I am trying to read a .csv file in chunks, and convert those chunks into a JSON. The problem is, that the csv has a column which is a list of json objects (replies
in this case):
_id,title,description,count,replies
859f41bd,thr,hrt,5,[]
2816b949,fasd,asdf,2,[{'id': '1e8djah', 'description': 'hey'}]
When I do
for chunk in pd.read_csv(FILE_NAME, chunksize=BATCH_SIZE):
chunk_to_json = pd.DataFrame.to_json(chunk, orient='records')
chunk_to_json
has the list of replies as a string, instead of a list:
"replies":"[{'id': '1e8djah', 'description': 'hey'}]"
Although I see the column type is an object
when I do dtypes
. And doing chunk['replies'].apply(lambda x: json.loads(x))
returns the error json.decoder.JSONDecodeError: Expecting property name enclosed in double quotes: line 1 column 3 (char 2)
. I want the output to be:
"replies": [{'id': '1e8djah', 'description': 'hey'}]
Is it possible to easily parse this?
I also have the option to modify how I put the data into the .csv. I use pandas' to_json
to put the replies
inside the csv, so the double quotes requirement issue seems strange.
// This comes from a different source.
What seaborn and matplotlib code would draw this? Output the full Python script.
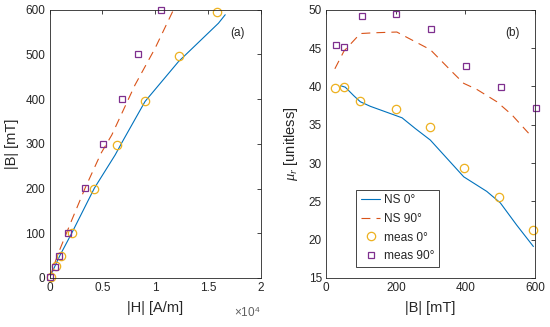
import numpy as np
import pandas as pd
import seaborn as sns
import matplotlib.pyplot as plt

# panel (a): B-H curves, H in A/m, B in mT
ns0_H = [0, 200, 1000, 2100, 4250, 6210, 7000, 9050, 12210, 16000, 16640]
ns0_B = [0, 10.5, 51, 100, 201, 275, 309, 395, 484, 570, 589]
ns90_H = [0, 830, 2100, 3370, 4880, 5900, 8100, 10000, 11740]
ns90_B = [0, 55, 129, 201, 279, 320, 432, 514, 600]
meas0_H = [150, 590, 1060, 2100, 4220, 6370, 9050, 12270, 15850]
meas0_B = [3, 26, 50, 100, 199, 297, 396, 497, 595]
meas90_H = [50, 520, 900, 1780, 3360, 5040, 6900, 8420, 10540]
meas90_B = [3, 25, 50, 100, 202, 300, 401, 501, 600]

# panel (b): relative permeability vs |B|
ns0_Bb = [41, 55, 79, 98, 127, 194, 218, 256, 299, 337, 395, 461, 500, 547, 595]
ns0_mu = [40.1, 39.9, 38.8, 38.0, 37.4, 36.3, 35.9, 34.5, 33.0, 31.1, 28.2, 26.3, 24.8, 21.9, 19.1]
ns90_Bb = [25, 51, 98, 137, 203, 232, 299, 366, 395, 433, 490, 533, 581]
ns90_mu = [42.3, 44.6, 46.9, 47.0, 47.1, 46.4, 44.8, 41.7, 40.4, 39.6, 38.0, 36.3, 33.9]
meas0_Bb = [25, 52, 98, 200, 297, 396, 497, 595]
meas0_mu = [39.8, 39.9, 38.1, 37.0, 34.7, 29.3, 25.6, 21.2]
meas90_Bb = [27, 52, 102, 201, 301, 401, 501, 602]
meas90_mu = [45.35, 45.2, 49.2, 49.5, 47.5, 42.7, 39.9, 37.2]

c_blue = '#0072BD'
c_orange = '#D95319'
c_yellow = '#EDB120'
c_purple = '#7E2F8E'
c_text = '#262626'

sns.set_theme(style='white')
plt.rcParams['font.family'] = ['Liberation Sans', 'DejaVu Sans']
plt.rcParams['axes.edgecolor'] = c_text
plt.rcParams['axes.linewidth'] = 0.6
plt.rcParams['xtick.color'] = c_text
plt.rcParams['ytick.color'] = c_text
plt.rcParams['mathtext.fontset'] = 'custom'
plt.rcParams['mathtext.it'] = 'Liberation Serif:italic'
plt.rcParams['mathtext.rm'] = 'Liberation Sans'

fig = plt.figure(figsize=(5.5, 3.27), dpi=100)
ax1 = fig.add_axes([0.090, 0.150, 0.384, 0.820])
ax2 = fig.add_axes([0.593, 0.150, 0.380, 0.820])


def draw_panel(ax, x0, y0, x90, y90, mx0, my0, mx90, my90):
    sns.lineplot(x=x0, y=y0, ax=ax, color=c_blue, lw=0.8, sort=False, estimator=None, label='NS 0°')
    sns.lineplot(x=x90, y=y90, ax=ax, color=c_orange, lw=0.8, sort=False, estimator=None,
                 linestyle=(0, (8, 5.5)), label='NS 90°')
    sns.lineplot(x=mx0, y=my0, ax=ax, linestyle='', marker='o', markersize=6,
                 markerfacecolor='none', markeredgecolor=c_yellow, markeredgewidth=0.9,
                 sort=False, estimator=None, label='meas 0°', clip_on=False)
    sns.lineplot(x=mx90, y=my90, ax=ax, linestyle='', marker='s', markersize=4.6,
                 markerfacecolor='none', markeredgecolor=c_purple, markeredgewidth=0.9,
                 sort=False, estimator=None, label='meas 90°', clip_on=False)


# (a) H axis shown in units of 10^4 A/m
h = lambda v: np.array(v) / 1e4
draw_panel(ax1, h(ns0_H), ns0_B, h(ns90_H), ns90_B, h(meas0_H), meas0_B, h(meas90_H), meas90_B)
ax1.get_legend().remove()
ax1.set_xlim(0, 2)
ax1.set_ylim(0, 600)
ax1.set_xticks([0, 0.5, 1, 1.5, 2])
ax1.set_xticklabels(['0', '0.5', '1', '1.5', '2'])
ax1.set_yticks(range(0, 601, 100))
ax1.set_xlabel('|H| [A/m]', fontsize=10.5, color=c_text, labelpad=5)
ax1.set_ylabel('|B| [mT]', fontsize=10.5, color=c_text, labelpad=5)
ax1.text(0.89, 0.914, '(a)', transform=ax1.transAxes, ha='center', va='center', fontsize=8.5, color=c_text)
ax1.text(1.0, -0.13, r'$\times$10$^{4}$', transform=ax1.transAxes, ha='right', va='center',
         fontsize=8.5, color='#606060')

# (b)
draw_panel(ax2, ns0_Bb, ns0_mu, ns90_Bb, ns90_mu, meas0_Bb, meas0_mu, meas90_Bb, meas90_mu)
ax2.set_xlim(0, 600)
ax2.set_ylim(15, 50)
ax2.set_xticks([0, 200, 400, 600])
ax2.set_yticks(range(15, 51, 5))
ax2.set_xlabel('|B| [mT]', fontsize=10.5, color=c_text, labelpad=5)
ax2.set_ylabel(r'$\mu_r$ [unitless]', fontsize=10.5, color=c_text, labelpad=6)
ax2.text(0.89, 0.914, '(b)', transform=ax2.transAxes, ha='center', va='center', fontsize=8.5, color=c_text)
leg = ax2.legend(loc='lower left', bbox_to_anchor=(0.144, 0.041), fontsize=8.6, frameon=True,
                 fancybox=False, edgecolor=c_text, framealpha=1, borderpad=0.4,
                 handlelength=1.6, handletextpad=0.3, labelspacing=0.55, borderaxespad=0)
leg.get_frame().set_linewidth(0.6)
for t in leg.get_texts():
    t.set_color(c_text)

for ax in (ax1, ax2):
    ax.tick_params(direction='in', length=3, width=0.6, top=True, right=True,
                   labelsize=8.5, pad=3, labelcolor=c_text)
    for s in ax.spines.values():
        s.set_visible(True)

fig.savefig('out.png', dpi=100)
CodePudding user response:
Single quotes are no valid JSON. You can simply replace the single quote by double quotes:
import json
input_string = "[{'id': '1e8djah', 'description': 'hey'}]"
input_string = input_string.replace("\'", "\"")
result = json.loads(input_string)
print(result)
Output:
[{'id': '1e8djah', 'description': 'hey'}]